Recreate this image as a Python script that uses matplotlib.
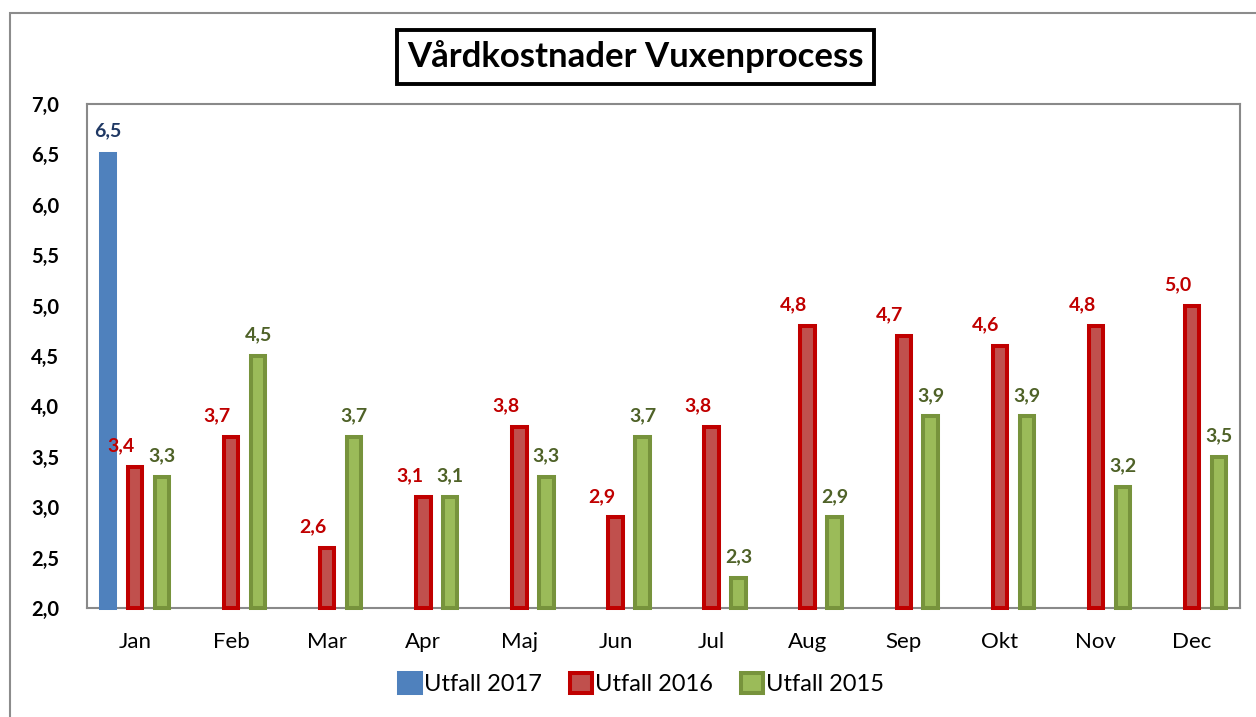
import matplotlib.pyplot as plt
from matplotlib.patches import Rectangle
import numpy as np

months = ['Jan', 'Feb', 'Mar', 'Apr', 'Maj', 'Jun', 'Jul', 'Aug', 'Sep', 'Okt', 'Nov', 'Dec']
utfall_2017 = [6.5]
utfall_2016 = [3.4, 3.7, 2.6, 3.1, 3.8, 2.9, 3.8, 4.8, 4.7, 4.6, 4.8, 5.0]
utfall_2015 = [3.3, 4.5, 3.7, 3.1, 3.3, 3.7, 2.3, 2.9, 3.9, 3.9, 3.2, 3.5]
yticks = [2.0, 2.5, 3.0, 3.5, 4.0, 4.5, 5.0, 5.5, 6.0, 6.5, 7.0]

plt.rcParams['font.family'] = ['Lato', 'DejaVu Sans']

fig = plt.figure(figsize=(12.56, 7.17), dpi=100)
ax = fig.add_axes([0.0693, 0.152, 0.918, 0.703])

# outer chart border (cut off at right and bottom)
fig.patches.append(Rectangle((10 / 1256, -0.05), 1.1, 1 - 13 / 717 + 0.05,
                             transform=fig.transFigure, fill=False,
                             edgecolor='#8c8c8c', linewidth=1.5))

x = np.arange(len(months))
off = 0.28
w = 0.15
base = 2.0

def fmt(v):
    return f'{v:.1f}'.replace('.', ',')

b17 = ax.bar(x[:len(utfall_2017)] - off, np.array(utfall_2017) - base, w, bottom=base,
             color='#4f81bd', edgecolor='#4f81bd', linewidth=2.9, clip_on=False,
             label='Utfall 2017', zorder=3)
b16 = ax.bar(x, np.array(utfall_2016) - base, w, bottom=base,
             color='#c0504d', edgecolor='#c00000', linewidth=2.9, clip_on=False,
             label='Utfall 2016', zorder=3)
b15 = ax.bar(x + off, np.array(utfall_2015) - base, w, bottom=base,
             color='#9bbb59', edgecolor='#77933c', linewidth=2.9, clip_on=False,
             label='Utfall 2015', zorder=3)

for i, v in enumerate(utfall_2017):
    ax.annotate(fmt(v), (x[i] - off, v), xytext=(0, 11), textcoords='offset points',
                ha='center', va='bottom', fontsize=14, fontweight='bold', color='#1f3864')
for i, v in enumerate(utfall_2016):
    ax.annotate(fmt(v), (x[i], v), xytext=(-10, 9), textcoords='offset points',
                ha='center', va='bottom', fontsize=14, fontweight='bold', color='#c00000')
for i, v in enumerate(utfall_2015):
    ax.annotate(fmt(v), (x[i] + off, v), xytext=(0, 9), textcoords='offset points',
                ha='center', va='bottom', fontsize=14, fontweight='bold', color='#4f6228')

ax.set_xlim(-0.5, len(months) - 0.5)
ax.set_ylim(2.0, 7.0)
ax.set_yticks(yticks)
ax.set_yticklabels([fmt(t) for t in yticks], fontsize=14.5, fontweight='bold')
ax.set_xticks(x)
ax.set_xticklabels(months, fontsize=16)
ax.tick_params(axis='both', length=0)
ax.tick_params(axis='y', pad=20)
ax.tick_params(axis='x', pad=17)
for s in ax.spines.values():
    s.set_color('#898989')
    s.set_linewidth(1.5)

fig.text(0.506, 0.921, 'Vårdkostnader Vuxenprocess',
         ha='center', va='center', fontsize=25, fontweight='bold',
         bbox=dict(boxstyle='square,pad=0.3', facecolor='white', edgecolor='black', linewidth=2.8))

leg = fig.legend(handles=[b17, b16, b15], loc='center', bbox_to_anchor=(0.511, 0.046),
                 ncol=3, frameon=False, fontsize=17, handlelength=0.9, handleheight=0.9,
                 handletextpad=0.15, columnspacing=1.2)

fig.savefig('out.png', dpi=100)
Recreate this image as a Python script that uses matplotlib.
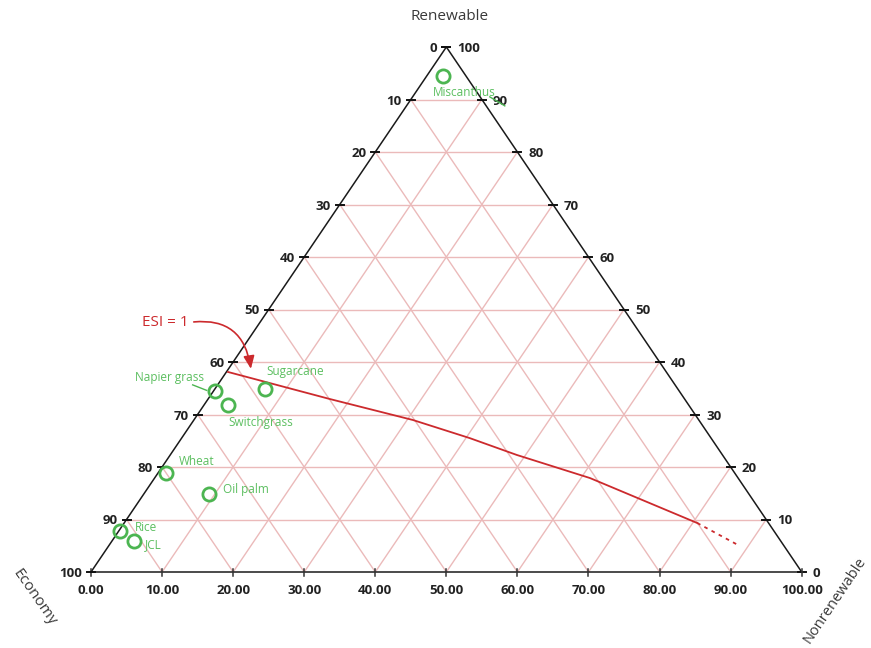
import numpy as np
import matplotlib
matplotlib.use("Agg")
import matplotlib.pyplot as plt

plt.rcParams['font.family'] = ['Open Sans', 'DejaVu Sans']

# crops: position on the bottom scale (0-100) and height on the right scale (0-100)
crops = ["Miscanthus", "Napier grass", "Sugarcane", "Switchgrass",
         "Wheat", "Oil palm", "Rice", "JCL"]
crop_x = [49.5, 17.4, 24.5, 19.3, 10.55, 16.6, 4.1, 6.05]
crop_h = [94.5, 34.5, 34.9, 31.8, 18.9, 14.9, 7.8, 5.9]
# label offsets in pixels (dx, dy, ha)
lab_off = [(-10, -17, 'left'), (-11, 13, 'right'), (1, 17, 'left'), (0, -17, 'left'),
           (13, 11, 'left'), (14, 4, 'left'), (15, 4, 'left'), (11, -4, 'left')]

# ESI = 1 line
esi_x = [19.28, 33.6, 45.3, 53.3, 59.9, 70.2, 85.3]
esi_h = [38.1, 32.95, 28.95, 25.5, 22.3, 17.9, 9.33]
esi_ext_x = [85.3, 91.3]
esi_ext_h = [9.33, 4.95]

ticks = np.arange(0, 101, 10)

W, H = 871, 648
fig = plt.figure(figsize=(W / 100, H / 100), dpi=100)
L, R, B, T = 91, 801.7, 572, 47
ax = fig.add_axes([L / W, 1 - B / H, (R - L) / W, (B - T) / H])
ax.set_xlim(0, 100)
ax.set_ylim(0, 100)
ax.axis('off')
sx = (R - L) / 100.0   # px per unit
sy = (B - T) / 100.0

grid_c = '#ebbaba'
for i in ticks[1:-1]:
    ax.plot([i / 2, 100 - i / 2], [i, i], color=grid_c, lw=1.0, zorder=1)
    ax.plot([i, i + 50 * (100 - i) / 100], [0, 100 - i], color=grid_c, lw=1.0, zorder=1)
    ax.plot([i, i / 2], [0, i], color=grid_c, lw=1.0, zorder=1)

# triangle
ax.plot([0, 100, 50, 0], [0, 0, 100, 0], color='#1a1a1a', lw=1.1, zorder=3, clip_on=False)

tick_c = '#333333'
fs = 9.5
for i in ticks:
    ax.plot([i, i], [-3.5 / sy, 3.5 / sy], color=tick_c, lw=1.1, zorder=3, clip_on=False)
    ax.text(i, -18 / sy, f"{i:.2f}", ha='center', va='center', fontsize=fs,
            fontweight='bold', color='#222222')
    lx = i / 2
    ax.plot([lx - 4 / sx, lx + 4 / sx], [i, i], color='#111111', lw=1.4, zorder=3, clip_on=False)
    ax.text(lx - 9 / sx, i - 1.5 / sy, f"{100 - i}", ha='right', va='center', fontsize=fs,
            fontweight='bold', color='#222222')
    rx = 100 - i / 2
    ax.plot([rx - 4 / sx, rx + 4 / sx], [i, i], color='#111111', lw=1.4, zorder=3, clip_on=False)
    ax.text(rx + 11 / sx, i - 1.5 / sy, f"{i}", ha='left', va='center', fontsize=fs,
            fontweight='bold', color='#222222')

# ESI line
red = '#cc2a2d'
ax.plot(esi_x, esi_h, color=red, lw=1.3, zorder=4)
ax.plot(esi_ext_x, esi_ext_h, color=red, lw=1.3, ls=(0, (2, 2.5)), zorder=4)

ax.annotate("ESI = 1", xy=(22.5, 38.7), xytext=(10.4, 47.5), ha='center', va='center',
            fontsize=11, color=red,
            arrowprops=dict(arrowstyle='-|>,head_length=0.7,head_width=0.3', color=red, lw=1.2,
                            connectionstyle='arc3,rad=-0.5', relpos=(1, 0.5),
                            shrinkA=2, shrinkB=0))

# crops
green = '#4cb551'
ax.plot(crop_x, crop_h, 'o', ms=9.5, mfc='none', mec=green, mew=2.0, zorder=5, clip_on=False)
for name, x, h, (dx, dy, ha) in zip(crops, crop_x, crop_h, lab_off):
    ax.annotate(name, xy=(x, h), xytext=(dx, dy), textcoords='offset pixels',
                ha=ha, va='center', fontsize=8.5, color='#5cbf60', zorder=6)

# leader strokes
ax.plot([crop_x[0] + 47 / sx, crop_x[0] + 62 / sx], [crop_h[0] - 21 / sy, crop_h[0] - 30 / sy],
        color=green, lw=1.0, zorder=6, clip_on=False)
ax.plot([crop_x[1] - 22 / sx, crop_x[1] - 8 / sx], [crop_h[1] + 6 / sy, crop_h[1] + 0.5 / sy],
        color=green, lw=1.0, zorder=6, clip_on=False)

# axis titles
fig.text(450 / W, 1 - 17 / H, "Renewable", ha='center', va='center', fontsize=11, color='#3a3a3a')
fig.text(34 / W, 1 - 597 / H, "Economy", ha='center', va='center', fontsize=11,
         color='#3a3a3a', rotation=-55, rotation_mode='anchor')
fig.text(835 / W, 1 - 600 / H, "Nonrenewable", ha='center', va='center', fontsize=10.5,
         color='#3a3a3a', rotation=56, rotation_mode='anchor')

fig.savefig("out.png", dpi=100)
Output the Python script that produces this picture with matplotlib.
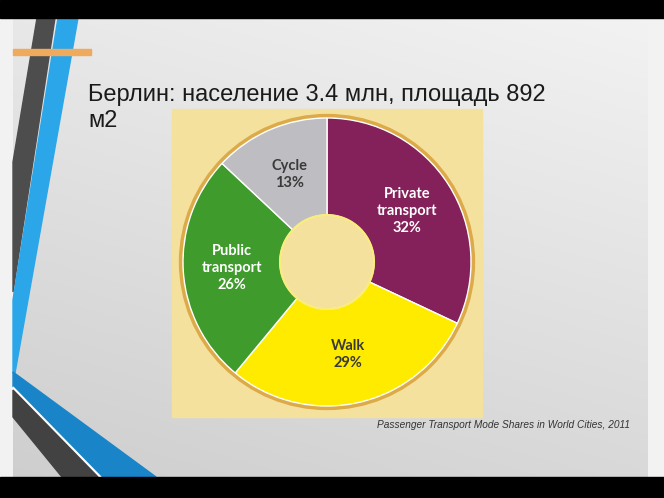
------
• Written task: Leave the pictures out and please restate exactly the lines running from the start of the material through the one with "ax = fig.add_axes([0.0693, 0.152, 0.918, 0.703])".

• Worked answer:
Recreate this image as a Python script that uses matplotlib.
import matplotlib.pyplot as plt
from matplotlib.patches import Rectangle
import numpy as np

months = ['Jan', 'Feb', 'Mar', 'Apr', 'Maj', 'Jun', 'Jul', 'Aug', 'Sep', 'Okt', 'Nov', 'Dec']
utfall_2017 = [6.5]
utfall_2016 = [3.4, 3.7, 2.6, 3.1, 3.8, 2.9, 3.8, 4.8, 4.7, 4.6, 4.8, 5.0]
utfall_2015 = [3.3, 4.5, 3.7, 3.1, 3.3, 3.7, 2.3, 2.9, 3.9, 3.9, 3.2, 3.5]
yticks = [2.0, 2.5, 3.0, 3.5, 4.0, 4.5, 5.0, 5.5, 6.0, 6.5, 7.0]

plt.rcParams['font.family'] = ['Lato', 'DejaVu Sans']

fig = plt.figure(figsize=(12.56, 7.17), dpi=100)
ax = fig.add_axes([0.0693, 0.152, 0.918, 0.703])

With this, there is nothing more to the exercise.